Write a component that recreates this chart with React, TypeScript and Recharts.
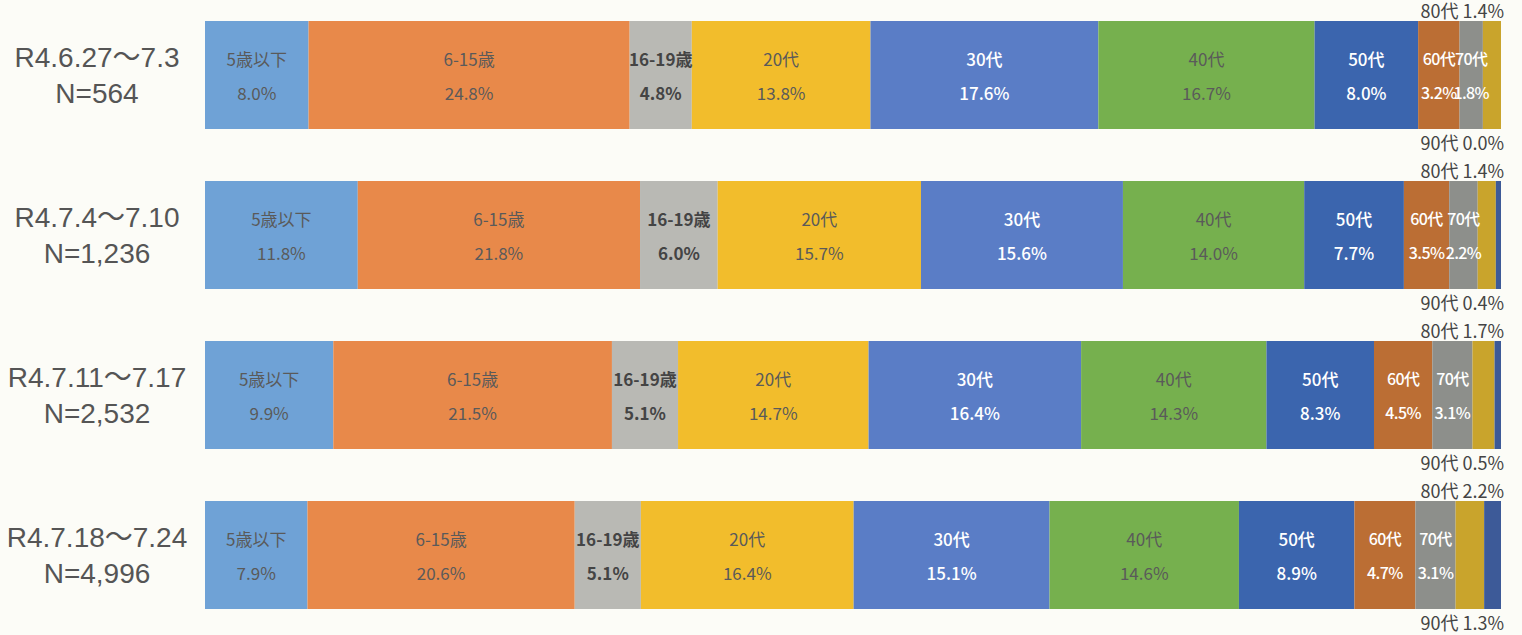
import React from 'react';
import { BarChart, Bar, XAxis, YAxis, LabelList } from 'recharts';

// 期間とサンプル数
const periods = ['R4.6.27～7.3', 'R4.7.4～7.10', 'R4.7.11～7.17', 'R4.7.18～7.24'];
const counts = ['N=564', 'N=1,236', 'N=2,532', 'N=4,996'];

// 年代区分
const ageGroups = ['5歳以下', '6-15歳', '16-19歳', '20代', '30代', '40代', '50代', '60代', '70代', '80代', '90代'];

// 各年代の割合 (%)
const under5 = [8.0, 11.8, 9.9, 7.9];
const age6to15 = [24.8, 21.8, 21.5, 20.6];
const age16to19 = [4.8, 6.0, 5.1, 5.1];
const age20s = [13.8, 15.7, 14.7, 16.4];
const age30s = [17.6, 15.6, 16.4, 15.1];
const age40s = [16.7, 14.0, 14.3, 14.6];
const age50s = [8.0, 7.7, 8.3, 8.9];
const age60s = [3.2, 3.5, 4.5, 4.7];
const age70s = [1.8, 2.2, 3.1, 3.1];
const age80s = [1.4, 1.4, 1.7, 2.2];
const age90s = [0.0, 0.4, 0.5, 1.3];

const seriesValues = [under5, age6to15, age16to19, age20s, age30s, age40s, age50s, age60s, age70s, age80s, age90s];

const colors = ['#6fa2d6', '#e8894a', '#b9b9b4', '#f2bd2c', '#5a7dc6', '#76b04e', '#3b65ae', '#bb6e34', '#8d8f8b', '#c9a42c', '#3d5a98'];
const labelColors = ['#5a5a5a', '#5a5a5a', '#444', '#5a5a5a', '#fff', '#5a5a5a', '#fff', '#fff', '#fff', '', ''];

const data = periods.map((period, i) => {
  const row: Record<string, string | number> = { period, n: counts[i] };
  ageGroups.forEach((g, k) => {
    row[`s${k}`] = seriesValues[k][i];
  });
  return row;
});

const FONT = '"Noto Sans CJK JP", "Noto Sans", sans-serif';
const TICK_FONT = '"Liberation Sans", Arial, "Noto Sans CJK JP", sans-serif';

function PeriodTick(props: any) {
  const { y, payload, index } = props;
  return (
    <g>
      <text x={97} y={y - 8} textAnchor="middle" fontSize={28} fill="#555" fontFamily={TICK_FONT}>
        {payload.value}
      </text>
      <text x={97} y={y + 28} textAnchor="middle" fontSize={28} fill="#555" fontFamily={TICK_FONT}>
        {counts[index]}
      </text>
    </g>
  );
}

// セグメント内ラベル (細い区分は少し詰める)
function makeInnerLabel(k: number) {
  return (props: any) => {
    const { x, y, width, height, index } = props;
    const cx = x + width / 2;
    const cy = y + height / 2;
    const weight = k === 2 ? 700 : labelColors[k] === '#fff' ? 500 : 400;
    const narrow = k >= 7;
    const size = narrow ? 16 : 17;
    const spacing = narrow ? -0.6 : 0;
    return (
      <g>
        <text x={cx} y={cy - 17} textAnchor="middle" dominantBaseline="central" fontSize={size} letterSpacing={spacing} fill={labelColors[k]} fontWeight={weight} fontFamily={FONT}>
          {ageGroups[k]}
        </text>
        <text x={cx} y={cy + 17} textAnchor="middle" dominantBaseline="central" fontSize={size} letterSpacing={spacing} fill={labelColors[k]} fontWeight={weight} fontFamily={FONT}>
          {seriesValues[k][index].toFixed(1)}%
        </text>
      </g>
    );
  };
}

// 80代・90代は棒の外側に表示 (80代の系列から棒の右端を求める)
function OuterLabel(props: any) {
  const { x, y, width, height, index } = props;
  const perUnit = width / age80s[index];
  const right = x + width + perUnit * age90s[index] + 3;
  return (
    <g>
      <text x={right} y={y - 3} textAnchor="end" fontSize={18} fill="#444" fontFamily={FONT}>
        {`80代 ${age80s[index].toFixed(1)}%`}
      </text>
      <text x={right} y={y + height + 21} textAnchor="end" fontSize={18} fill="#444" fontFamily={FONT}>
        {`90代 ${age90s[index].toFixed(1)}%`}
      </text>
    </g>
  );
}

export default function App() {
  return (
    <div style={{ position: 'absolute', left: 0, top: -5, width: 1522, height: 645, background: '#fcfcf7' }}>
      <BarChart
        width={1522}
        height={640}
        data={data}
        layout="vertical"
        stackOffset="expand"
        margin={{ top: 0, right: 21, left: 0, bottom: 0 }}
      >
        <XAxis type="number" hide domain={[0, 1]} />
        <YAxis
          type="category"
          dataKey="period"
          width={205}
          axisLine={false}
          tickLine={false}
          tick={<PeriodTick />}
        />
        {ageGroups.map((g, k) => (
          <Bar key={g} dataKey={`s${k}`} name={g} stackId="a" fill={colors[k]} barSize={108} isAnimationActive={false}>
            {k < 9 && <LabelList dataKey={`s${k}`} content={makeInnerLabel(k)} />}
            {k === 9 && <LabelList dataKey={`s${k}`} content={<OuterLabel />} />}
          </Bar>
        ))}
      </BarChart>
    </div>
  );
}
━━━━━━━━━━
TO BE DONE:
Skip the pictures, please, and transcribe only the lines from the beginning of the material through the one that contains "XAxis, YAxis, LabelList".

OUTPUT FOR THIS TASK:
Write a component that recreates this chart with React, TypeScript and Recharts.
import React from 'react';
import { BarChart, Bar, XAxis, YAxis, LabelList } from 'recharts';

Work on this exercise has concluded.